Home Depot Stock (HD) News Today, Dec. 24, 2025: Price Action, Analyst Forecasts, and What Investors Are Watching

Home Depot, Inc. (NYSE: HD) is trading through a shortened Christmas Eve session with investors juggling mixed signals: upbeat Wall Street ratings, cautious earnings-revision trends, and a steady drumbeat of institutional-position headlines. Meanwhile, the broader market’s “Santa rally” narrative is picking up steam as the S&P 500 notched a fresh record intraday high on Wednesday. Reuters+1

As of the latest available trade on December 24, 2025, HD shares were around $347.51, up roughly 0.7% on the day, after opening near $344 and trading in the mid-$340s range.

Below is a complete roundup of the key HD stock news, forecasts, and analysis items published today (24.12.2025)—plus the most relevant near-term context shaping the outlook.


Home Depot stock price today: HD edges higher in a shortened holiday session

Home Depot stock traded modestly higher on Wednesday, with the latest quote showing $347.51, after moving between roughly $343.95 and $347.60 intraday.

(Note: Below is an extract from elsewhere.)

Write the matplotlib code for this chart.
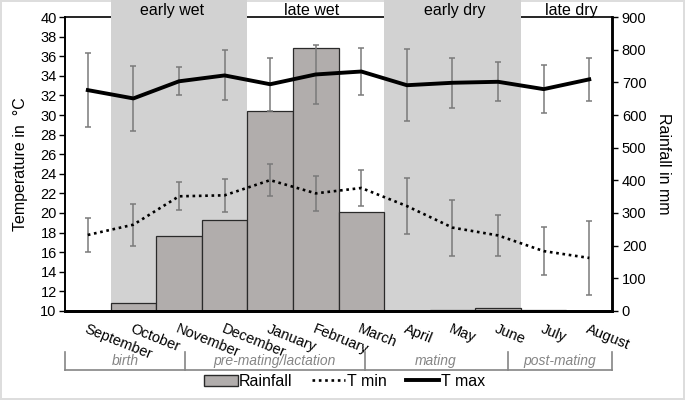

Trading volume was light—typical for a holiday-shortened session—with the NYSE and Nasdaq scheduled to close early at 1 p.m. ET on Christmas Eve.

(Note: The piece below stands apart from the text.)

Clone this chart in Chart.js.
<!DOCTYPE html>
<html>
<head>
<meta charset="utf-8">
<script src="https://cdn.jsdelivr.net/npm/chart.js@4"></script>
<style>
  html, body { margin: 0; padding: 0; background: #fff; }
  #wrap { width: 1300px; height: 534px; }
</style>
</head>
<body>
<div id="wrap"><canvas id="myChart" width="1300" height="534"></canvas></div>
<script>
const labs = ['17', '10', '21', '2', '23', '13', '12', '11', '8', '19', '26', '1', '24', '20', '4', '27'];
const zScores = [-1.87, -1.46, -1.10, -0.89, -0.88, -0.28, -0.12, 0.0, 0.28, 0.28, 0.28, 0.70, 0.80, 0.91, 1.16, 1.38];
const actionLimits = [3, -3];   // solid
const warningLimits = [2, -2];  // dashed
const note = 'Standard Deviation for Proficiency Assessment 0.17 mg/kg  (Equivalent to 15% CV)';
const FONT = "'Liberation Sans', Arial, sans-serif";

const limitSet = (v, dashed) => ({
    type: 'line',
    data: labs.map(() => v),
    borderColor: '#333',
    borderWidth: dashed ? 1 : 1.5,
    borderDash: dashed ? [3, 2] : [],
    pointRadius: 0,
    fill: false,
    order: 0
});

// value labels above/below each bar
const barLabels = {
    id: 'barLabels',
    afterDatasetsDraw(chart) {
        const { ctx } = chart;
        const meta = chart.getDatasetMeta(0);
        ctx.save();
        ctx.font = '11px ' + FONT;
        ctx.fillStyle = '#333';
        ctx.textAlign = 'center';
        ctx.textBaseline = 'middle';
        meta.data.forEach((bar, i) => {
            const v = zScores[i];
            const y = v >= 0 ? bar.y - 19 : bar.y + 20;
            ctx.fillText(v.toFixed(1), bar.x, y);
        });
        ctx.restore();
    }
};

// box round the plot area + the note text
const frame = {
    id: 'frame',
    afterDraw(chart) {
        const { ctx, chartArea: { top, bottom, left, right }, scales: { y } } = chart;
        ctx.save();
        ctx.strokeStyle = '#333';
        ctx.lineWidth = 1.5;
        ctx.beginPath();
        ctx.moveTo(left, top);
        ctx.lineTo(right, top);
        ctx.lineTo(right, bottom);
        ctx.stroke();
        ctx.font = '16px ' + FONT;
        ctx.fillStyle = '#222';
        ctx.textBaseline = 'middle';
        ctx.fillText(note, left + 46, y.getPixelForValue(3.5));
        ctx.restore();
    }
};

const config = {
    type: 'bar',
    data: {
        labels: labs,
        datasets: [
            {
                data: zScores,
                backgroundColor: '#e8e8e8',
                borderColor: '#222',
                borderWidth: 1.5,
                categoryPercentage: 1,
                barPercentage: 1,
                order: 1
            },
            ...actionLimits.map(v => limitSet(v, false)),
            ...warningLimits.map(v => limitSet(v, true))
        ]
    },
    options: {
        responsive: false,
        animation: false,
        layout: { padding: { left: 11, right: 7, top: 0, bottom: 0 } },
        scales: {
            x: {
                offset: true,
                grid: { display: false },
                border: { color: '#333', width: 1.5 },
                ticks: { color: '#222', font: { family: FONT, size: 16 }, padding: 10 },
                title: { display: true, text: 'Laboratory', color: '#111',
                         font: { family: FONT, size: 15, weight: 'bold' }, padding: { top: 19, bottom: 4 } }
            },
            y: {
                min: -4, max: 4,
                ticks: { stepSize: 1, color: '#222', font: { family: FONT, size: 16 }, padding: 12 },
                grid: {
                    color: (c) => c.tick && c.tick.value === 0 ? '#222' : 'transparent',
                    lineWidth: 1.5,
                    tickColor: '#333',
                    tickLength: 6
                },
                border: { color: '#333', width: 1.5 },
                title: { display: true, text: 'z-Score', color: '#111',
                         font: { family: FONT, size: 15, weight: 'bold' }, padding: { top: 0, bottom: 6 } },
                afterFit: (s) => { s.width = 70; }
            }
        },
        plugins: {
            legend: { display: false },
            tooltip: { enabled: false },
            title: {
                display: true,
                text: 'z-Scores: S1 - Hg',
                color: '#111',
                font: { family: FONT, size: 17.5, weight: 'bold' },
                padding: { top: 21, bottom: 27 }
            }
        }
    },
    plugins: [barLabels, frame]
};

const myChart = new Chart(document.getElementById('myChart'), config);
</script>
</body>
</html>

The tape matters because Home Depot is a Dow component, and even small moves can be amplified in index narratives on low-volume days. The company is also part of the S&P 500, which reached an intraday record on December 24 as investors leaned into hopes for rate cuts in 2026.


All key Home Depot stock headlines published on Dec. 24, 2025

1) Wall Street says “Buy,” but the earnings-revision signal is cooler

A widely circulated analyst roundup published today frames Home Depot’s Average Brokerage Recommendation (ABR) at 1.88 (between Strong Buy and Buy) based on 37 brokerage firms. The breakdown cited: 22 Strong Buy ratings and 1 Buy rating, with the piece emphasizing that sell-side ratings can skew optimistic.

The same analysis points to a more cautious indicator: Home Depot carries a Zacks Rank #4 (Sell), tied to earnings estimate revisions. The Zacks consensus estimate for the current year was cited at $14.51, down 0.1% over the past month—small in magnitude, but directionally negative.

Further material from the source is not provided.